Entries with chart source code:
— start —

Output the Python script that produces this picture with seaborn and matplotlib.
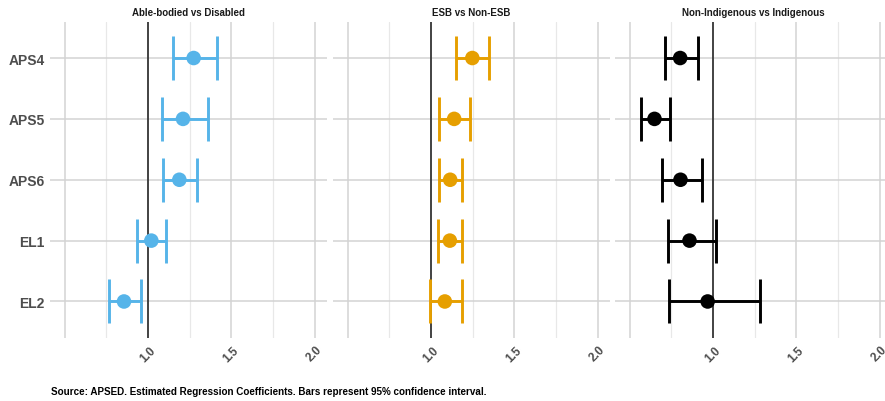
import matplotlib
matplotlib.use("Agg")
import matplotlib.pyplot as plt
import seaborn as sns
import pandas as pd
import numpy as np

# ---- data ----
categories = ["APS4", "APS5", "APS6", "EL1", "EL2"]
panels = ["Able-bodied vs Disabled", "ESB vs Non-ESB", "Non-Indigenous vs Indigenous"]
colors = ["#56B4E9", "#E69F00", "#000000"]

est_disabled = [1.274, 1.210, 1.188, 1.020, 0.856]
lo_disabled = [1.148, 1.082, 1.088, 0.936, 0.768]
hi_disabled = [1.414, 1.358, 1.296, 1.108, 0.956]

est_esb = [1.248, 1.139, 1.115, 1.113, 1.083]
lo_esb = [1.151, 1.048, 1.050, 1.044, 0.992]
hi_esb = [1.346, 1.231, 1.183, 1.183, 1.185]

est_indig = [0.803, 0.649, 0.805, 0.859, 0.968]
lo_indig = [0.709, 0.567, 0.695, 0.729, 0.737]
hi_indig = [0.907, 0.743, 0.936, 1.020, 1.279]

x_major = [0.5, 1.0, 1.5, 2.0]
x_major_labels = ["", "1.0", "1.5", "2.0"]
x_minor = [0.75, 1.25, 1.75]

caption = "Source: APSED. Estimated Regression Coefficients. Bars represent 95% confidence interval."

frames = []
for p, e, l, h in zip(panels,
                      [est_disabled, est_esb, est_indig],
                      [lo_disabled, lo_esb, lo_indig],
                      [hi_disabled, hi_esb, hi_indig]):
    frames.append(pd.DataFrame({"panel": p, "item": categories, "est": e, "lo": l, "hi": h}))
df = pd.concat(frames, ignore_index=True)

sns.set_theme(style="white")
plt.rcParams["font.family"] = ["Liberation Sans", "DejaVu Sans"]

W, H = 885, 402
fig = plt.figure(figsize=(W / 100, H / 100), dpi=100)

lefts = [50, 333, 615]
pw = 277
top_px, bot_px = 22.5, 339
for i, (p, c) in enumerate(zip(panels, colors)):
    ax = fig.add_axes([lefts[i] / W, 1 - bot_px / H, pw / W, (bot_px - top_px) / H])
    sub = df[df["panel"] == p].reset_index(drop=True)
    ypos = np.arange(len(categories))
    ax.set_xlim(0.412, 2.074)
    ax.set_ylim(len(categories) - 0.4, -0.6)
    ax.set_xticks(x_major)
    ax.set_xticks(x_minor, minor=True)
    ax.set_xticklabels(x_major_labels)
    ax.set_yticks(ypos)
    ax.set_yticklabels(categories if i == 0 else [""] * len(categories))
    ax.grid(True, which="major", axis="both", color="#d3d3d3", lw=1.1, zorder=0)
    ax.grid(True, which="minor", axis="x", color="#e8e8e8", lw=0.9, zorder=0)
    ax.set_axisbelow(True)
    for s in ax.spines.values():
        s.set_visible(False)
    ax.tick_params(axis="both", which="both", length=0)
    ax.tick_params(axis="y", pad=4, labelsize=10, labelcolor="#4d4d4d")
    ax.tick_params(axis="x", pad=4, labelsize=8.5, labelcolor="#4d4d4d")
    for t in ax.get_xticklabels():
        t.set_rotation(45)
        t.set_fontweight("bold")
    for t in ax.get_yticklabels():
        t.set_fontweight("bold")
    ax.axvline(1.0, color="#1a1a1a", lw=1.1, zorder=2)
    ax.errorbar(sub["est"], ypos, xerr=[sub["est"] - sub["lo"], sub["hi"] - sub["est"]],
                fmt="none", ecolor=c, elinewidth=2.1, capsize=15.5, capthick=2.1, zorder=3)
    sub = sub.assign(ypos=ypos)
    sns.scatterplot(data=sub, x="est", y="ypos", color=c, s=110, edgecolor="none",
                    ax=ax, zorder=4, legend=False)
    ax.set_xlabel("")
    ax.set_ylabel("")
    ax.set_title(p, fontsize=7, fontweight="bold", color="#1a1a1a", pad=5)

fig.text(51 / W, 1 - 392 / H, caption, fontsize=7.1, fontweight="bold", color="#000000",
         ha="left", va="center")

fig.savefig("out.png", dpi=100)
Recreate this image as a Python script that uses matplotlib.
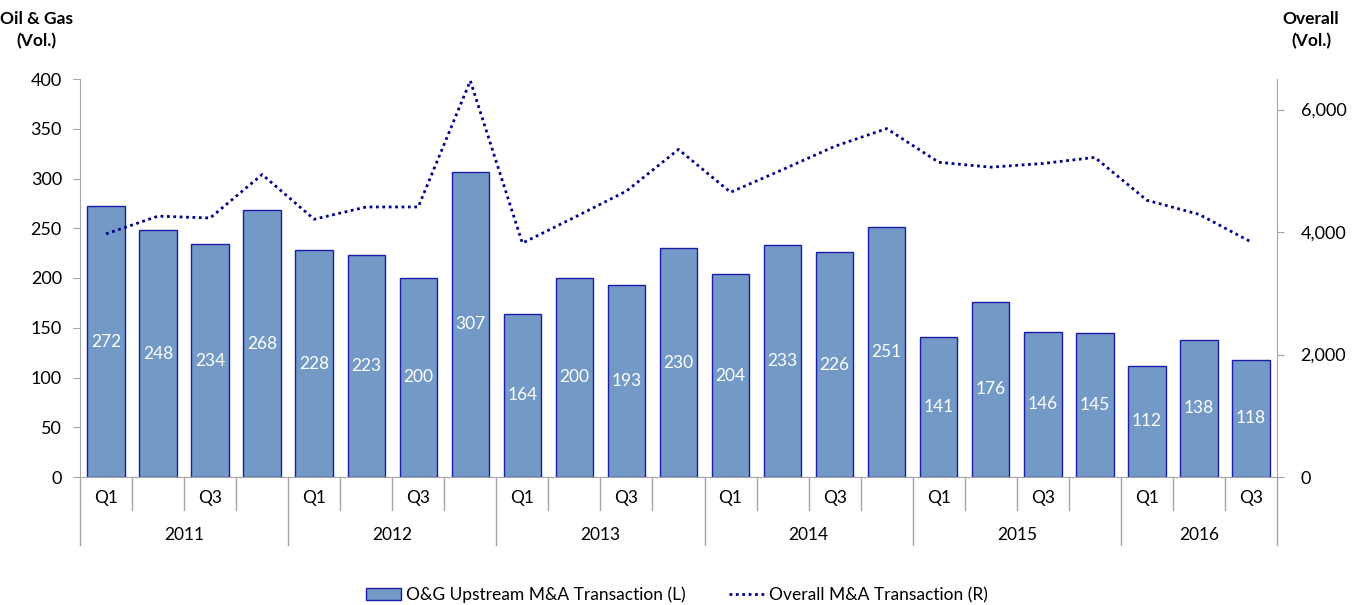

— end —

Short problem: Give the lines again word for word, from the start of the records to the line holding "import numpy as np", both included, and leave out any picture.

Full output:
Output the Python script that produces this picture with seaborn and matplotlib.
import matplotlib
matplotlib.use("Agg")
import matplotlib.pyplot as plt
import seaborn as sns
import pandas as pd
import numpy as np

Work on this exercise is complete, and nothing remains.